In Stilicho’s time the irruption in Italy of the Visigoths occurred, a Germanic tribe that had embraced Christianity prematurely. The Goths became the main missionaries among the Germanic peoples. Soon most of the ‘barbarians’ that had settled since the middle of the 4th century in the Danubian provinces, especially in Pannonia and Messia (where in other times there were already ‘bishoprics’), were no longer ‘pagans’ but Arians. According to the historian of the Church Socrates, impressed by their defeat before Constantine, that is, forced by the sword, the Goths ‘believed in the religion of Christianity’.

These despots eager of power constantly fought against the Romans—in 315, 323, 328—who defeated them, with an especially serious defeat in 332, in which their dead, which apparently included women and children, were estimated at one hundred thousand.
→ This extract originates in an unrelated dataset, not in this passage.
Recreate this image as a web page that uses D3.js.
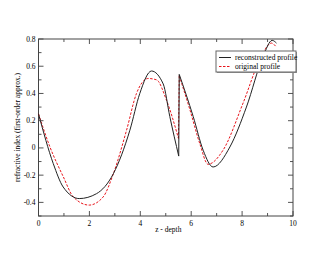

The most recent investigations also admit that Constantine’s warlike successes and the political relationship of the Goths with the Roman Empire gave ‘impulse’ to the Christianisation of the latter. Already bishop Theodoret, the father of the Church, said that such policy proved its effectiveness in a curious saying: ‘The historical facts show that war gives us greater benefits than peace.’ […]

According to Eunapius of Sardis (around 345-420), a fervent enemy of the Christians, the betrayal of the monks also allowed the attack of Alaric in the Thermopylae. Be that as it may, Greece had never been so devastated before: Macedonia, Thessaly, Boeotia, Attica. The Thebans were saved by their thick walls. Athens (which was protected by Athena and Achilles, a tendentious pre-Christian tale) was terribly plundered. The rest of the country, its villages, temples and works of art, suffered harsh punishments; Corinth was set on fire, and Boeotia was desolate for decades. […]

Honorius, mounted on the victory cart and with Stilicho at his side, hurried to Rome, for the Milvian Bridge, with the glorious spoils of victory in the escort of Christ, as Prudentius sings.